[Given data]:
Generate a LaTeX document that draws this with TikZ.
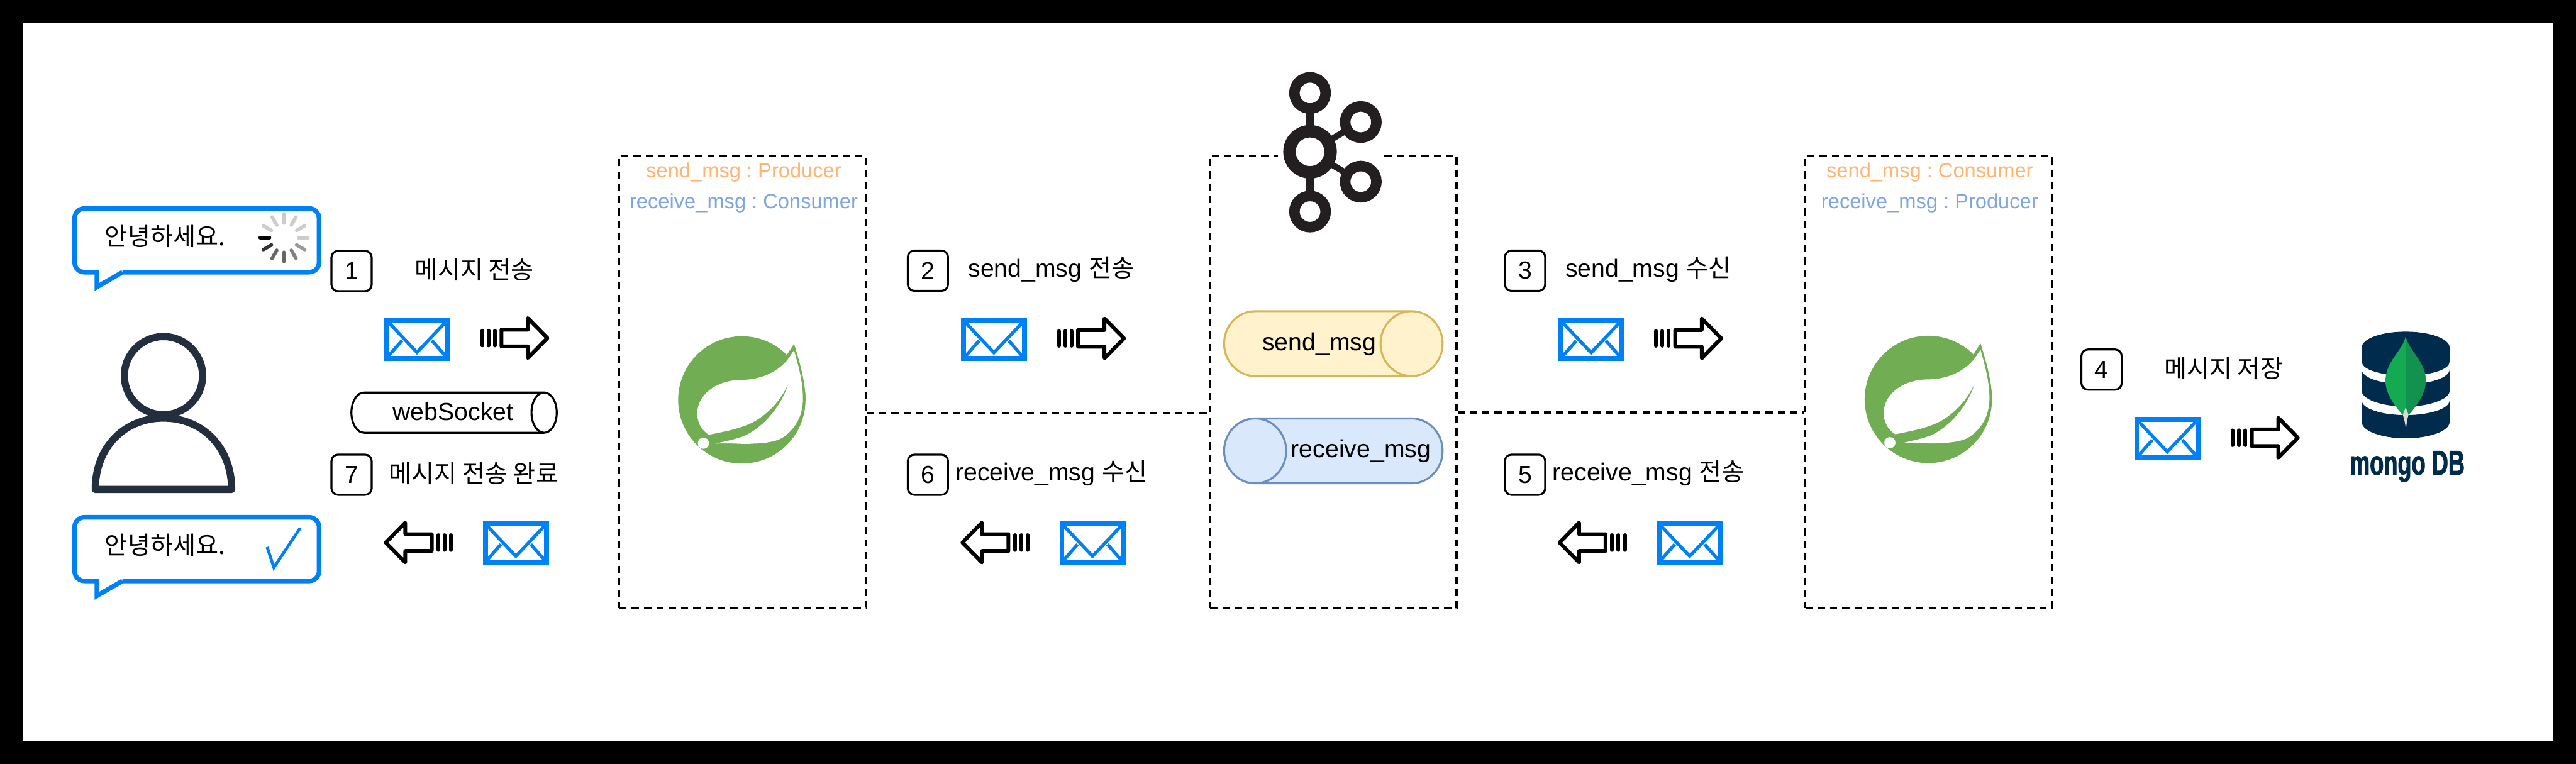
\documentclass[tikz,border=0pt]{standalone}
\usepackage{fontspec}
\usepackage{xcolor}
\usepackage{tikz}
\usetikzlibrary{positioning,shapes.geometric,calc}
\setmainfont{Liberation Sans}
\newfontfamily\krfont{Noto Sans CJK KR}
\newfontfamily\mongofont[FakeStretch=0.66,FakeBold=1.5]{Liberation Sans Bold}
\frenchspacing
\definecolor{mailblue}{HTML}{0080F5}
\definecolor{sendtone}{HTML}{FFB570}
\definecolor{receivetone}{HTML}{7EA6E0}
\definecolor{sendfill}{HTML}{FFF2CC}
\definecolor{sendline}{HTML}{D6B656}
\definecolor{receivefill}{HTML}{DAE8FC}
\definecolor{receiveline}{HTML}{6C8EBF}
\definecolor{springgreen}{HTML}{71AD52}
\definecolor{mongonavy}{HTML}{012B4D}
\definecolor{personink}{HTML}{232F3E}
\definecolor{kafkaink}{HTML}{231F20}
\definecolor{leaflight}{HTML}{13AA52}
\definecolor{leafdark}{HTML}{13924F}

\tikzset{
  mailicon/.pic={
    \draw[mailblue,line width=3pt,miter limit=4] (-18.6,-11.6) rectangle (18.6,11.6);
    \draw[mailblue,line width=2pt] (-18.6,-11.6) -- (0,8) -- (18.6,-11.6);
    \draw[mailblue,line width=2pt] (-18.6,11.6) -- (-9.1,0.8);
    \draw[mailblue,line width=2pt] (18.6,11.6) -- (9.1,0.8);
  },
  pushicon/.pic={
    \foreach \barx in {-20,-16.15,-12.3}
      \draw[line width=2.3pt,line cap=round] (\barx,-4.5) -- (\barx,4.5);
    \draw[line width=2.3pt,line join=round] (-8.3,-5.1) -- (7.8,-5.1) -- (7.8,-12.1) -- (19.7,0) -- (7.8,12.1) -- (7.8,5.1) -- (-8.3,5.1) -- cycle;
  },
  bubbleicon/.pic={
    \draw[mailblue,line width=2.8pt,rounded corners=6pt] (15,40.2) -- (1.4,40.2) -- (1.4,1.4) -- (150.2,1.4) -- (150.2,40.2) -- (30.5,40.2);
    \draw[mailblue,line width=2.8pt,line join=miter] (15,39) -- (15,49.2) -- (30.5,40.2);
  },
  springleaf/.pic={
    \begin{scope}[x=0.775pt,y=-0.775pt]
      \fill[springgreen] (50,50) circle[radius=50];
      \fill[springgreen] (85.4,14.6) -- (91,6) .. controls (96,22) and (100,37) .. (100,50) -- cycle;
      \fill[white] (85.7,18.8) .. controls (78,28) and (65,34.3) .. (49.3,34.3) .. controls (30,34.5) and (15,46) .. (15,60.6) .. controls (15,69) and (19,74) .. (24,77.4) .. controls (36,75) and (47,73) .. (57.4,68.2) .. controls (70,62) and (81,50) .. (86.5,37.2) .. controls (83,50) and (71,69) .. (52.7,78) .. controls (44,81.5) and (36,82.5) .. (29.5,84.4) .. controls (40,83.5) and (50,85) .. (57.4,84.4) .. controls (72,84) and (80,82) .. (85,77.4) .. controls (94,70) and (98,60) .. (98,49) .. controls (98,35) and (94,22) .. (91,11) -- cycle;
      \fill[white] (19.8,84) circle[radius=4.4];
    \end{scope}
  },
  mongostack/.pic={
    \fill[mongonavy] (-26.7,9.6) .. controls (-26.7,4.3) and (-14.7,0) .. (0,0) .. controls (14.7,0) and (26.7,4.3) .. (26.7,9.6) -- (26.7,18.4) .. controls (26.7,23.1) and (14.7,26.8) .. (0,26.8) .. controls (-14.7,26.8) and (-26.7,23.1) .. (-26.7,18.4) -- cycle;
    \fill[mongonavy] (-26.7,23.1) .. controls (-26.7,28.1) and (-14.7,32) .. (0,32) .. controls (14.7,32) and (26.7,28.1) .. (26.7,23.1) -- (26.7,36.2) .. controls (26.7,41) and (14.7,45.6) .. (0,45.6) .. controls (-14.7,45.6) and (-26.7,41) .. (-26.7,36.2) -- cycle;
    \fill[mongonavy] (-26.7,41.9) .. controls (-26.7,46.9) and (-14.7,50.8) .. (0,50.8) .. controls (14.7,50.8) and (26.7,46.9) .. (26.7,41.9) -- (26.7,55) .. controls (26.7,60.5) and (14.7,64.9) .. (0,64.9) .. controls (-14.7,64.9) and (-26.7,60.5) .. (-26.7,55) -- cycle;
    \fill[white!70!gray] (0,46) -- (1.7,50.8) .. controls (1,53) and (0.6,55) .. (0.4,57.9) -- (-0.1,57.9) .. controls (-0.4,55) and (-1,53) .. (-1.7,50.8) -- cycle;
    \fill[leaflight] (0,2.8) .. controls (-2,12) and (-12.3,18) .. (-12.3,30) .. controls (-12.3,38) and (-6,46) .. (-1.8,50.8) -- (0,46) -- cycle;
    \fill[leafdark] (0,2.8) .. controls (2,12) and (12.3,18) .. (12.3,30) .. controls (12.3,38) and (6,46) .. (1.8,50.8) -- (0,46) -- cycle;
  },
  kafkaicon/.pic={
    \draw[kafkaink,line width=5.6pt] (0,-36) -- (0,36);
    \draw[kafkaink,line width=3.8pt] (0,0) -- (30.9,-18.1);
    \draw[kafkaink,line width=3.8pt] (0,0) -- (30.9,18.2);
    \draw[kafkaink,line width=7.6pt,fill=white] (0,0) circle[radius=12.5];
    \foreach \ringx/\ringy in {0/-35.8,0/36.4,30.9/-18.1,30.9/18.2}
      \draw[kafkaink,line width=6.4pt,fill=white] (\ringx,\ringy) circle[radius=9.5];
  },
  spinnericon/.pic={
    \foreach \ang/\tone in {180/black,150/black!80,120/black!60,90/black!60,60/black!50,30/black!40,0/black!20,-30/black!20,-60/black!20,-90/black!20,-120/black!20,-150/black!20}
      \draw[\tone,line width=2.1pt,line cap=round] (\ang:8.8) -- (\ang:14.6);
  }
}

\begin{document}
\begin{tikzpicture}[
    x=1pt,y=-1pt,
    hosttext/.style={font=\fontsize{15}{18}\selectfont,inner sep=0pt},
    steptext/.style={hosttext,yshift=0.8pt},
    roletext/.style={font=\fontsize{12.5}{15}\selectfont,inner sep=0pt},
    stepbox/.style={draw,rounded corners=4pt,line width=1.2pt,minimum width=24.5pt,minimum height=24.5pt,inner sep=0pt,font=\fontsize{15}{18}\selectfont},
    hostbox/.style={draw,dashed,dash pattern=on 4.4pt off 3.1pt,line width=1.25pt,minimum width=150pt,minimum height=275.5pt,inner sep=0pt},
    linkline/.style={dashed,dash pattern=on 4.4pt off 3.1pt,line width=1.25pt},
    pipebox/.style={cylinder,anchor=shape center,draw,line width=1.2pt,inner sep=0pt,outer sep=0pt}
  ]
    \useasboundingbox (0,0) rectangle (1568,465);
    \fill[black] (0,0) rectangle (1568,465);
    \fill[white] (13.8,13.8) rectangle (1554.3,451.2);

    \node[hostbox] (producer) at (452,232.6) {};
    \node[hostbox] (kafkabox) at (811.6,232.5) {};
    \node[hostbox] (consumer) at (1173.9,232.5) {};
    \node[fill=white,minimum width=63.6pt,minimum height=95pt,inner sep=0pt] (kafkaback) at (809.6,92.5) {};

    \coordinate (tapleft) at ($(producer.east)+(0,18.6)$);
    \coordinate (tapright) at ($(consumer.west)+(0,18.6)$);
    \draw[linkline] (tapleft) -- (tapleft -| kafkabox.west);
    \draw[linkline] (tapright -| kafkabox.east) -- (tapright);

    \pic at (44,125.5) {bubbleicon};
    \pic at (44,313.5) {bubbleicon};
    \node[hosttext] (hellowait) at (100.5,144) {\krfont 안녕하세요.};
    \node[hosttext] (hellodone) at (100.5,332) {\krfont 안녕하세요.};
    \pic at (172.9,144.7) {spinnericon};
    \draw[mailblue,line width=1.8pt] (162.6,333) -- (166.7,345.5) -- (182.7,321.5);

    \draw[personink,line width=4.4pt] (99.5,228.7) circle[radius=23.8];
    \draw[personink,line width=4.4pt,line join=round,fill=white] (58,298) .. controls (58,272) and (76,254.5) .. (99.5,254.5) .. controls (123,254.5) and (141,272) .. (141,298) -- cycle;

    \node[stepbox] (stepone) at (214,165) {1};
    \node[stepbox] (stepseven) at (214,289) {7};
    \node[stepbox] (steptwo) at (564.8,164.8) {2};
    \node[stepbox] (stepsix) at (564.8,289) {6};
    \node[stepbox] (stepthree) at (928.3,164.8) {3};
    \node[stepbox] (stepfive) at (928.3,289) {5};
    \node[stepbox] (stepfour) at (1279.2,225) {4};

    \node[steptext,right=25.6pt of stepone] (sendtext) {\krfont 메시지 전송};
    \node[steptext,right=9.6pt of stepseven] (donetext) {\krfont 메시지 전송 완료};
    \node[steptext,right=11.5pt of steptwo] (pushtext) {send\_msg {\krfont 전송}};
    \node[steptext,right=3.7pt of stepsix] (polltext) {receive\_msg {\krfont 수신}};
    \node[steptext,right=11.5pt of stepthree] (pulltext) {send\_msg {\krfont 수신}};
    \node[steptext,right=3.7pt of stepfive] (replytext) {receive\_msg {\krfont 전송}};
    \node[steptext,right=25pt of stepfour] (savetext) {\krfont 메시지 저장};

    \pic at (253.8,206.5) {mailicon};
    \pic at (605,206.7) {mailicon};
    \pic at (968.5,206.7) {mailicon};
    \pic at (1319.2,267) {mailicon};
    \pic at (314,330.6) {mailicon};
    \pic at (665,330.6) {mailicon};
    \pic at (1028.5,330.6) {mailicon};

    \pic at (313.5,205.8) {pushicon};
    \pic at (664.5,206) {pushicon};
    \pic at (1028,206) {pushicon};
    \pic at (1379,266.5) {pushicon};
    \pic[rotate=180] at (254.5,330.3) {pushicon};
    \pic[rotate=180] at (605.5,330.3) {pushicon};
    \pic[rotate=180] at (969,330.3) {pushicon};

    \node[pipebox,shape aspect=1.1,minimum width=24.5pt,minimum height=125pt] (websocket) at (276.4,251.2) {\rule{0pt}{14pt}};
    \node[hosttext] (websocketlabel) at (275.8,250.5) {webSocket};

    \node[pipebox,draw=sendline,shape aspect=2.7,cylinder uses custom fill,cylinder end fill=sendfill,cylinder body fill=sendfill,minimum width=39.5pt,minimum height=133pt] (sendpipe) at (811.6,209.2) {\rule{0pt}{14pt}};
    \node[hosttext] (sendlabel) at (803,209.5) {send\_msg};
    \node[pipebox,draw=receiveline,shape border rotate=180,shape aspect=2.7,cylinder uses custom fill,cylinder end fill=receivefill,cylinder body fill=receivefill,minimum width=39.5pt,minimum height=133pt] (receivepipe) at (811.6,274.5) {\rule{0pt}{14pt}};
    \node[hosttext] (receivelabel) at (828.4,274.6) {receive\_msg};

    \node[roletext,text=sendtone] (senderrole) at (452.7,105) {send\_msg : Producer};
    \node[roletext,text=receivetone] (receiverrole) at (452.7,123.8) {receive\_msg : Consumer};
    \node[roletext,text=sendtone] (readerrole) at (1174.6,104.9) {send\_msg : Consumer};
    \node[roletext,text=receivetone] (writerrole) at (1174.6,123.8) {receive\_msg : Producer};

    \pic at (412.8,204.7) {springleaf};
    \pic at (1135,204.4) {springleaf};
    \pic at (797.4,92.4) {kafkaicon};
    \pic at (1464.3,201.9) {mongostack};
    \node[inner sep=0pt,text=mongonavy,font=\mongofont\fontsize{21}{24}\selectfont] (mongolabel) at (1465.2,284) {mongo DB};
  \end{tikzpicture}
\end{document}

--

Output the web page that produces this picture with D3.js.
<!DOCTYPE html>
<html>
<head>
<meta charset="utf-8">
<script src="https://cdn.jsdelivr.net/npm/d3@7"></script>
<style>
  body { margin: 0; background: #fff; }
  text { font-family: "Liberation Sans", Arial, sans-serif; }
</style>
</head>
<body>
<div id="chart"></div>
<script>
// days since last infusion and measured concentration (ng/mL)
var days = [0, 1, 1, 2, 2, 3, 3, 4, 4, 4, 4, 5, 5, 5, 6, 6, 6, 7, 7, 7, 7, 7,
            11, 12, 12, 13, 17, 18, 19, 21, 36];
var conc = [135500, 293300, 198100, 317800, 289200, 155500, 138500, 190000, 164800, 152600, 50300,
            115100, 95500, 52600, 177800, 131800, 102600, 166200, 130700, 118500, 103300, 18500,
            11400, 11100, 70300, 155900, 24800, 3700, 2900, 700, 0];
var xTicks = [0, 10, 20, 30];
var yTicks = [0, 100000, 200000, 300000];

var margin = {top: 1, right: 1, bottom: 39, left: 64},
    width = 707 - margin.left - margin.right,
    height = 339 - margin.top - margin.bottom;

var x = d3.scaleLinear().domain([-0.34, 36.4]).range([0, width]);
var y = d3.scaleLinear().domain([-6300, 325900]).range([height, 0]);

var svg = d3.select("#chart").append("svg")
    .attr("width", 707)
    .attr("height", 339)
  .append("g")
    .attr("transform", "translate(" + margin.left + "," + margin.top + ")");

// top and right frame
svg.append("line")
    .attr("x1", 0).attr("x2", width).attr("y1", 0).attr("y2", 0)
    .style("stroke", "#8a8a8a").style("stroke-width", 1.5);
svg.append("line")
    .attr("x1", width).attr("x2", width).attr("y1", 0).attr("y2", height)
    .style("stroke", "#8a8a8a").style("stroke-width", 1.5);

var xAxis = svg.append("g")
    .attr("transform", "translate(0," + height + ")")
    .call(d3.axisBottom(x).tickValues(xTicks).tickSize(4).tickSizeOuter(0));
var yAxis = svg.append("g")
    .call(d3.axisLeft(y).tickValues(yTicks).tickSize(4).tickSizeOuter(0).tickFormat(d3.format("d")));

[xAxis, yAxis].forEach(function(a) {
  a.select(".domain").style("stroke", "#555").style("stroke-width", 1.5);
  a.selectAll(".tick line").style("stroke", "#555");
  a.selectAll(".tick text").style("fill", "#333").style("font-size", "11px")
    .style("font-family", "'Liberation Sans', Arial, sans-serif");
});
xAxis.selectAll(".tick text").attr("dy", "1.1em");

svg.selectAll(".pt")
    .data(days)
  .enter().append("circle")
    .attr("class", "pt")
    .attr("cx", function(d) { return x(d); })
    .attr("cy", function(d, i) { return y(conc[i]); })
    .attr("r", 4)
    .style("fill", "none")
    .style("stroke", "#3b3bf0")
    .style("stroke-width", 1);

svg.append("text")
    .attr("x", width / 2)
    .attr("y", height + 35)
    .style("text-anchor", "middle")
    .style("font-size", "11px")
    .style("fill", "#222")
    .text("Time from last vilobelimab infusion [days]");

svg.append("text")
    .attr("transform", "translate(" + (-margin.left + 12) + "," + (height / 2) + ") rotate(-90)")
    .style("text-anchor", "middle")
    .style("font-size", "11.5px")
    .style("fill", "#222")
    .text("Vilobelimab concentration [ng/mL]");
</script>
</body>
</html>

[Work to be completed]: Using the data above, copy each line that contains "this".

[Written response]:
Generate a LaTeX document that draws this with TikZ.
Output the web page that produces this picture with D3.js.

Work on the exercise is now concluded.